Pikri mencontohkan, Garuda Indonesia memiliki kapasitas 30 kursi kelas bisnis untuk penerbangan Jakarta-Amsterdam.
Untuk kelas bisnis itu, perusahaannya mengenakan tarif 3.000 dollar AS.
Baca: Penyebab Harga Tiket Pesawat Rute Domestik Lebih Mahal dari Internasional
Jika tingkat keterisian kelas bisnis tersebut mencapai 80 persen, pihaknya bisa mendapatkan penghasilan sebesar 75.000 dollar AS.
Selanjutnya, dari total 300 kursi untuk kelas ekonomi, perusahaanya menjual 100 di antaranya dengan harga 1.500 dollar AS.
Jika 100 kursi itu terisi penuh, pihaknya bisa mengantongi pendapatan 150.000 dollar AS.
Nantinya, 50 kursi lagi bisa digunakan perusahaanya untuk menerapkan strategi marketing.
Caranya dengan menjual harga tiketnya di bawah rata-rata.
“Setelah total, kami masih punya 50 seat lagi yang bisa kita gunakan untuk marketing gimmick. (Tiket ke) Eropa (dijual) Rp 4 juta, atau Rp 3 juta. Tetapi itu sebenarnya dalam seat yang terbatas,” kata Pikri.
Dia menambahkan, ada maskapai yang menjual tiket rute Aceh-Kuala Lumpur-Jakarta seharga Rp 700.000.
Namun, jumlah seat yang tersedia dengan harga tersebut terbatas.
“Kalau semuanya dia jual Rp 700.000, kalau dia bisa bertahan dalam satu bulan saya angkat topi.
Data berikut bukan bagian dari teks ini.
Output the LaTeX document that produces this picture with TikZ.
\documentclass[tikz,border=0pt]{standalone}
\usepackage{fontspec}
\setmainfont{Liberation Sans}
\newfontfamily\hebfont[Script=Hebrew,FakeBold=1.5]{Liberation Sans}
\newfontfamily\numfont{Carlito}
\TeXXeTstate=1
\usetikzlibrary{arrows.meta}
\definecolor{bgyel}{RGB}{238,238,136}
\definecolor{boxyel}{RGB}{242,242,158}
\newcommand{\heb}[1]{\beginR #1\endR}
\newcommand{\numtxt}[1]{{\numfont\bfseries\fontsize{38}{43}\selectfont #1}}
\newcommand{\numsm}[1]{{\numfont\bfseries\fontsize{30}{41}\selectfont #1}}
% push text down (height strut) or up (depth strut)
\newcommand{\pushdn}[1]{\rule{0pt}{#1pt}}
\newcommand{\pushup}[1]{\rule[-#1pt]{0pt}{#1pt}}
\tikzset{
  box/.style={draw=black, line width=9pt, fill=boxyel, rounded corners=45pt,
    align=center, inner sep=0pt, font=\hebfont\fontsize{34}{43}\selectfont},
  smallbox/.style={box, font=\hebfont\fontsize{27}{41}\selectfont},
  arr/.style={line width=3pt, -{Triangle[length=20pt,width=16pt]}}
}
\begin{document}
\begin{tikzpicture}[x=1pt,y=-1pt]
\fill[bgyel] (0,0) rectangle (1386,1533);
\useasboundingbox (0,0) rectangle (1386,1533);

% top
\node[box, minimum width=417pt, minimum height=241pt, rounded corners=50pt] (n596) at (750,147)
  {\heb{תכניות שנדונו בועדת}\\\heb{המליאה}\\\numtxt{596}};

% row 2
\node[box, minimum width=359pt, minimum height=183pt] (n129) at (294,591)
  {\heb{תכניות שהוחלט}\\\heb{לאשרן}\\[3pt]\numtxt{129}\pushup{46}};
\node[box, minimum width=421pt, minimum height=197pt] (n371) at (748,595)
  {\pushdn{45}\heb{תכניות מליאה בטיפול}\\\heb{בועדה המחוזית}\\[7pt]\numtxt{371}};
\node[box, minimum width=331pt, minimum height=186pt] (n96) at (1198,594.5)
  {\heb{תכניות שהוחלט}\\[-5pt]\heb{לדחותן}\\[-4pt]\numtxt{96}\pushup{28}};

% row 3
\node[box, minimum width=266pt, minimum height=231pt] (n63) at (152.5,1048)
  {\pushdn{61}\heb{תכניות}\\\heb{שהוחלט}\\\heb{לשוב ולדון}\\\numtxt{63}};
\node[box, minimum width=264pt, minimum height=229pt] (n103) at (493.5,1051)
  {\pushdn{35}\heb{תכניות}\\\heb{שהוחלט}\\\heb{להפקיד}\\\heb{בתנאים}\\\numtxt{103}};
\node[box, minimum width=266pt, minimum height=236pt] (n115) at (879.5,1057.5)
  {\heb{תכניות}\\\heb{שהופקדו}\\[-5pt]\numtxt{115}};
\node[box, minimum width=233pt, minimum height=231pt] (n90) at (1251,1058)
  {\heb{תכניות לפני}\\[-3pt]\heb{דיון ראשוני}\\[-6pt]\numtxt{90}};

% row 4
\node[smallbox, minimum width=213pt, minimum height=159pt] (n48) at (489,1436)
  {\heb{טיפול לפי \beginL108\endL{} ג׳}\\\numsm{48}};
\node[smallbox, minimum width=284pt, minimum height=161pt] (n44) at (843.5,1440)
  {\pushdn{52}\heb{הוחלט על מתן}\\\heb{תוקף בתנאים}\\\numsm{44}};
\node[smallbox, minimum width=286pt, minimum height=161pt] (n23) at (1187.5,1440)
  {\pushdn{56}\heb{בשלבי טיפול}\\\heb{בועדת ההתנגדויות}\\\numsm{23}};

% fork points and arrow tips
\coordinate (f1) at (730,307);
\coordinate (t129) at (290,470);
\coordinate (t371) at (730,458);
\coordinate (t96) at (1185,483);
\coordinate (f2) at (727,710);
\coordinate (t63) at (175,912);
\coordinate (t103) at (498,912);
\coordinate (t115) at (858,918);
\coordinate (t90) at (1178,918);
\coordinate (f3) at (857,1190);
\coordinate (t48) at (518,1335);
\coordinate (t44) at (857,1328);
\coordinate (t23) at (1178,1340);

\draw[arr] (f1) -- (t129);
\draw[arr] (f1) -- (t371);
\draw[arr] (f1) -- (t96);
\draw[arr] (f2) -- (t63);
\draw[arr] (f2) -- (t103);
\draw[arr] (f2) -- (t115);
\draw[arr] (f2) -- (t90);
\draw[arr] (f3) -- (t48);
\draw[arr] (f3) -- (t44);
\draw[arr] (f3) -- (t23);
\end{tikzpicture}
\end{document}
Karena internasional menggunakan gimmick,” ucap dia.
Pikri menuturkan, di penerbangan domestik para maskapai nasional memampang harga tanpa adanya gimmick.
Harga yang sudah terpampang tersebut memiliki kapasitas seat yang banyak.
Menurut dia, hal tersebut yang menyebabkan harga tiket rute domestik terlihat lebih mahal ketimbang rute internasional.